━━━ RECORDED DATA ━━━

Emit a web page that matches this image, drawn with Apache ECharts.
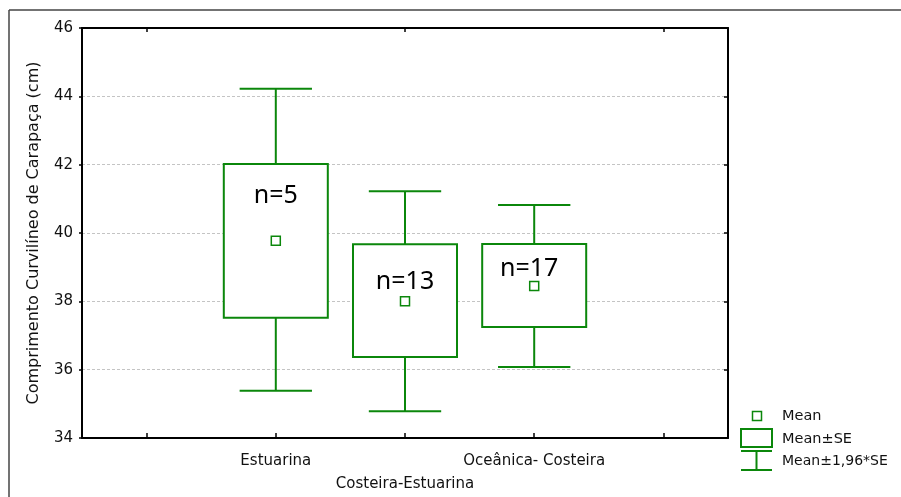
<!DOCTYPE html>
<html>
<head>
<meta charset="utf-8">
<script src="https://cdn.jsdelivr.net/npm/echarts@6/dist/echarts.min.js"></script>
<style>
  html, body { margin: 0; padding: 0; background: #fff; }
  #chart { width: 901px; height: 497px; }
</style>
</head>
<body>
<div id="chart"></div>
<script>
// Carapace length by habitat group: mean, mean±SE and mean±1.96*SE
const categories = ['', 'Estuarina', 'Costeira-Estuarina', 'Oceânica- Costeira', ''];
const groups = ['Estuarina', 'Costeira-Estuarina', 'Oceânica- Costeira'];
const means = [39.77, 38.0, 38.45];
const seLow = [37.52, 36.37, 37.25];
const seHigh = [42.02, 39.67, 39.68];
const ciLow = [35.38, 34.78, 36.08];
const ciHigh = [44.22, 41.22, 40.82];
const nLabels = ['n=5', 'n=13', 'n=17'];
const nLabelY = [41.08, 38.57, 38.95];
const yTicks = [34, 36, 38, 40, 42, 44, 46];

const GREEN = '#0b870b';
const FONT = 'DejaVu Sans';

const chart = echarts.init(document.getElementById('chart'));

const boxData = groups.map((g, i) => [g, ciLow[i], seLow[i], seHigh[i], ciHigh[i]]);

function renderBox(params, api) {
  const x = api.value(0);
  const pLow = api.coord([x, api.value(1)]);
  const pBoxLow = api.coord([x, api.value(2)]);
  const pBoxHigh = api.coord([x, api.value(3)]);
  const pHigh = api.coord([x, api.value(4)]);
  const band = api.size([1, 0])[0];
  const boxW = band * 0.805;
  const capW = band * 0.56;
  const cx = pLow[0];
  const lineStyle = { stroke: GREEN, lineWidth: 2, fill: null };
  return {
    type: 'group',
    children: [
      { type: 'line', shape: { x1: cx, y1: pHigh[1], x2: cx, y2: pBoxHigh[1] }, style: lineStyle },
      { type: 'line', shape: { x1: cx, y1: pLow[1], x2: cx, y2: pBoxLow[1] }, style: lineStyle },
      { type: 'line', shape: { x1: cx - capW / 2, y1: pHigh[1], x2: cx + capW / 2, y2: pHigh[1] }, style: lineStyle },
      { type: 'line', shape: { x1: cx - capW / 2, y1: pLow[1], x2: cx + capW / 2, y2: pLow[1] }, style: lineStyle },
      {
        type: 'rect',
        shape: { x: cx - boxW / 2, y: pBoxHigh[1], width: boxW, height: pBoxLow[1] - pBoxHigh[1] },
        style: { fill: '#fff', stroke: GREEN, lineWidth: 2 }
      }
    ]
  };
}

const option = {
  animation: false,
  backgroundColor: '#fff',
  textStyle: { fontFamily: FONT },
  grid: { left: 82, right: 173, top: 28, bottom: 59, show: false },
  xAxis: [
    {
      type: 'category',
      data: categories,
      position: 'bottom',
      axisLine: { show: true, lineStyle: { color: '#000', width: 2 } },
      axisTick: { show: true, inside: true, alignWithLabel: true, length: 5, lineStyle: { color: '#000', width: 1.5 } },
      axisLabel: {
        interval: 0, margin: 12, color: '#111', fontSize: 15, lineHeight: 23, fontFamily: FONT,
        formatter: (v, i) => (i === 2 ? '\n' + v : v)
      },
      splitLine: { show: false }
    },
    {
      type: 'category',
      data: categories,
      position: 'top',
      axisLine: { show: true, lineStyle: { color: '#000', width: 2 } },
      axisTick: { show: true, inside: true, alignWithLabel: true, length: 4, lineStyle: { color: '#000', width: 1.5 } },
      axisLabel: { show: false },
      splitLine: { show: false }
    }
  ],
  yAxis: [
    {
      type: 'value',
      min: yTicks[0],
      max: yTicks[yTicks.length - 1],
      interval: 2,
      name: 'Comprimento Curvilíneo de Carapaça (cm)',
      nameLocation: 'middle',
      nameGap: 40,
      nameTextStyle: { color: '#111', fontSize: 16, fontFamily: FONT },
      axisLine: { show: true, lineStyle: { color: '#000', width: 2 } },
      axisTick: { show: true, length: 3, lineStyle: { color: '#000', width: 1.5 } },
      axisLabel: { color: '#111', fontSize: 15, margin: 9, fontFamily: FONT },
      splitLine: { show: true, lineStyle: { color: '#c4c4c4', type: [3, 2], width: 1 } }
    },
    {
      type: 'value',
      min: yTicks[0],
      max: yTicks[yTicks.length - 1],
      interval: 2,
      position: 'right',
      axisLine: { show: true, lineStyle: { color: '#000', width: 2 } },
      axisTick: { show: true, inside: true, length: 4, lineStyle: { color: '#000', width: 1.5 } },
      axisLabel: { show: false },
      splitLine: { show: false }
    }
  ],
  series: [
    {
      type: 'custom',
      name: 'Mean±SE',
      renderItem: renderBox,
      data: boxData,
      encode: { x: 0, y: [1, 2, 3, 4] },
      z: 2
    },
    {
      type: 'scatter',
      name: 'Mean',
      data: groups.map((g, i) => [g, means[i]]),
      symbol: 'rect',
      symbolSize: 9,
      itemStyle: { color: '#fff', borderColor: GREEN, borderWidth: 1.5, opacity: 1 },
      z: 4
    },
    {
      type: 'scatter',
      name: 'n',
      data: groups.map((g, i) => ({
        value: [g, nLabelY[i]],
        label: i === 2 ? { offset: [-5, 0] } : {}
      })),
      symbolSize: 0,
      itemStyle: { opacity: 1 },
      label: {
        show: true,
        position: 'inside',
        formatter: (p) => nLabels[p.dataIndex],
        color: '#000',
        fontSize: 25,
        fontFamily: 'Noto Sans'
      },
      z: 5
    }
  ],
  graphic: [
    // outer frame edges
    { type: 'line', shape: { x1: 9, y1: 10, x2: 9, y2: 497 }, style: { stroke: '#444', lineWidth: 1.5 } },
    { type: 'line', shape: { x1: 9, y1: 10, x2: 901, y2: 10 }, style: { stroke: '#444', lineWidth: 1.5 } },
    // legend
    { type: 'rect', shape: { x: 752.5, y: 411.5, width: 9, height: 9 }, style: { fill: '#fff', stroke: GREEN, lineWidth: 1.5 } },
    { type: 'rect', shape: { x: 741, y: 429, width: 31, height: 18 }, style: { fill: '#fff', stroke: GREEN, lineWidth: 2 } },
    { type: 'line', shape: { x1: 741, y1: 451, x2: 772, y2: 451 }, style: { stroke: GREEN, lineWidth: 2 } },
    { type: 'line', shape: { x1: 741, y1: 470, x2: 772, y2: 470 }, style: { stroke: GREEN, lineWidth: 2 } },
    { type: 'line', shape: { x1: 756.5, y1: 451, x2: 756.5, y2: 470 }, style: { stroke: GREEN, lineWidth: 2 } },
    { type: 'text', x: 782, y: 416, style: { text: 'Mean', fill: '#111', font: '14.5px "DejaVu Sans"', textVerticalAlign: 'middle' } },
    { type: 'text', x: 782, y: 439, style: { text: 'Mean±SE', fill: '#111', font: '14.5px "DejaVu Sans"', textVerticalAlign: 'middle' } },
    { type: 'text', x: 782, y: 461, style: { text: 'Mean±1,96*SE', fill: '#111', font: '14px "DejaVu Sans"', textVerticalAlign: 'middle' } }
  ]
};

chart.setOption(option);
</script>
</body>
</html>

━━━

- AIM
Please write out all the data again word for word, but not the pictures.

- ANSWER TO THIS TASK
Emit a web page that matches this image, drawn with Apache ECharts.
<!DOCTYPE html>
<html>
<head>
<meta charset="utf-8">
<script src="https://cdn.jsdelivr.net/npm/echarts@6/dist/echarts.min.js"></script>
<style>
  html, body { margin: 0; padding: 0; background: #fff; }
  #chart { width: 901px; height: 497px; }
</style>
</head>
<body>
<div id="chart"></div>
<script>
// Carapace length by habitat group: mean, mean±SE and mean±1.96*SE
const categories = ['', 'Estuarina', 'Costeira-Estuarina', 'Oceânica- Costeira', ''];
const groups = ['Estuarina', 'Costeira-Estuarina', 'Oceânica- Costeira'];
const means = [39.77, 38.0, 38.45];
const seLow = [37.52, 36.37, 37.25];
const seHigh = [42.02, 39.67, 39.68];
const ciLow = [35.38, 34.78, 36.08];
const ciHigh = [44.22, 41.22, 40.82];
const nLabels = ['n=5', 'n=13', 'n=17'];
const nLabelY = [41.08, 38.57, 38.95];
const yTicks = [34, 36, 38, 40, 42, 44, 46];

const GREEN = '#0b870b';
const FONT = 'DejaVu Sans';

const chart = echarts.init(document.getElementById('chart'));

const boxData = groups.map((g, i) => [g, ciLow[i], seLow[i], seHigh[i], ciHigh[i]]);

function renderBox(params, api) {
  const x = api.value(0);
  const pLow = api.coord([x, api.value(1)]);
  const pBoxLow = api.coord([x, api.value(2)]);
  const pBoxHigh = api.coord([x, api.value(3)]);
  const pHigh = api.coord([x, api.value(4)]);
  const band = api.size([1, 0])[0];
  const boxW = band * 0.805;
  const capW = band * 0.56;
  const cx = pLow[0];
  const lineStyle = { stroke: GREEN, lineWidth: 2, fill: null };
  return {
    type: 'group',
    children: [
      { type: 'line', shape: { x1: cx, y1: pHigh[1], x2: cx, y2: pBoxHigh[1] }, style: lineStyle },
      { type: 'line', shape: { x1: cx, y1: pLow[1], x2: cx, y2: pBoxLow[1] }, style: lineStyle },
      { type: 'line', shape: { x1: cx - capW / 2, y1: pHigh[1], x2: cx + capW / 2, y2: pHigh[1] }, style: lineStyle },
      { type: 'line', shape: { x1: cx - capW / 2, y1: pLow[1], x2: cx + capW / 2, y2: pLow[1] }, style: lineStyle },
      {
        type: 'rect',
        shape: { x: cx - boxW / 2, y: pBoxHigh[1], width: boxW, height: pBoxLow[1] - pBoxHigh[1] },
        style: { fill: '#fff', stroke: GREEN, lineWidth: 2 }
      }
    ]
  };
}

const option = {
  animation: false,
  backgroundColor: '#fff',
  textStyle: { fontFamily: FONT },
  grid: { left: 82, right: 173, top: 28, bottom: 59, show: false },
  xAxis: [
    {
      type: 'category',
      data: categories,
      position: 'bottom',
      axisLine: { show: true, lineStyle: { color: '#000', width: 2 } },
      axisTick: { show: true, inside: true, alignWithLabel: true, length: 5, lineStyle: { color: '#000', width: 1.5 } },
      axisLabel: {
        interval: 0, margin: 12, color: '#111', fontSize: 15, lineHeight: 23, fontFamily: FONT,
        formatter: (v, i) => (i === 2 ? '\n' + v : v)
      },
      splitLine: { show: false }
    },
    {
      type: 'category',
      data: categories,
      position: 'top',
      axisLine: { show: true, lineStyle: { color: '#000', width: 2 } },
      axisTick: { show: true, inside: true, alignWithLabel: true, length: 4, lineStyle: { color: '#000', width: 1.5 } },
      axisLabel: { show: false },
      splitLine: { show: false }
    }
  ],
  yAxis: [
    {
      type: 'value',
      min: yTicks[0],
      max: yTicks[yTicks.length - 1],
      interval: 2,
      name: 'Comprimento Curvilíneo de Carapaça (cm)',
      nameLocation: 'middle',
      nameGap: 40,
      nameTextStyle: { color: '#111', fontSize: 16, fontFamily: FONT },
      axisLine: { show: true, lineStyle: { color: '#000', width: 2 } },
      axisTick: { show: true, length: 3, lineStyle: { color: '#000', width: 1.5 } },
      axisLabel: { color: '#111', fontSize: 15, margin: 9, fontFamily: FONT },
      splitLine: { show: true, lineStyle: { color: '#c4c4c4', type: [3, 2], width: 1 } }
    },
    {
      type: 'value',
      min: yTicks[0],
      max: yTicks[yTicks.length - 1],
      interval: 2,
      position: 'right',
      axisLine: { show: true, lineStyle: { color: '#000', width: 2 } },
      axisTick: { show: true, inside: true, length: 4, lineStyle: { color: '#000', width: 1.5 } },
      axisLabel: { show: false },
      splitLine: { show: false }
    }
  ],
  series: [
    {
      type: 'custom',
      name: 'Mean±SE',
      renderItem: renderBox,
      data: boxData,
      encode: { x: 0, y: [1, 2, 3, 4] },
      z: 2
    },
    {
      type: 'scatter',
      name: 'Mean',
      data: groups.map((g, i) => [g, means[i]]),
      symbol: 'rect',
      symbolSize: 9,
      itemStyle: { color: '#fff', borderColor: GREEN, borderWidth: 1.5, opacity: 1 },
      z: 4
    },
    {
      type: 'scatter',
      name: 'n',
      data: groups.map((g, i) => ({
        value: [g, nLabelY[i]],
        label: i === 2 ? { offset: [-5, 0] } : {}
      })),
      symbolSize: 0,
      itemStyle: { opacity: 1 },
      label: {
        show: true,
        position: 'inside',
        formatter: (p) => nLabels[p.dataIndex],
        color: '#000',
        fontSize: 25,
        fontFamily: 'Noto Sans'
      },
      z: 5
    }
  ],
  graphic: [
    // outer frame edges
    { type: 'line', shape: { x1: 9, y1: 10, x2: 9, y2: 497 }, style: { stroke: '#444', lineWidth: 1.5 } },
    { type: 'line', shape: { x1: 9, y1: 10, x2: 901, y2: 10 }, style: { stroke: '#444', lineWidth: 1.5 } },
    // legend
    { type: 'rect', shape: { x: 752.5, y: 411.5, width: 9, height: 9 }, style: { fill: '#fff', stroke: GREEN, lineWidth: 1.5 } },
    { type: 'rect', shape: { x: 741, y: 429, width: 31, height: 18 }, style: { fill: '#fff', stroke: GREEN, lineWidth: 2 } },
    { type: 'line', shape: { x1: 741, y1: 451, x2: 772, y2: 451 }, style: { stroke: GREEN, lineWidth: 2 } },
    { type: 'line', shape: { x1: 741, y1: 470, x2: 772, y2: 470 }, style: { stroke: GREEN, lineWidth: 2 } },
    { type: 'line', shape: { x1: 756.5, y1: 451, x2: 756.5, y2: 470 }, style: { stroke: GREEN, lineWidth: 2 } },
    { type: 'text', x: 782, y: 416, style: { text: 'Mean', fill: '#111', font: '14.5px "DejaVu Sans"', textVerticalAlign: 'middle' } },
    { type: 'text', x: 782, y: 439, style: { text: 'Mean±SE', fill: '#111', font: '14.5px "DejaVu Sans"', textVerticalAlign: 'middle' } },
    { type: 'text', x: 782, y: 461, style: { text: 'Mean±1,96*SE', fill: '#111', font: '14px "DejaVu Sans"', textVerticalAlign: 'middle' } }
  ]
};

chart.setOption(option);
</script>
</body>
</html>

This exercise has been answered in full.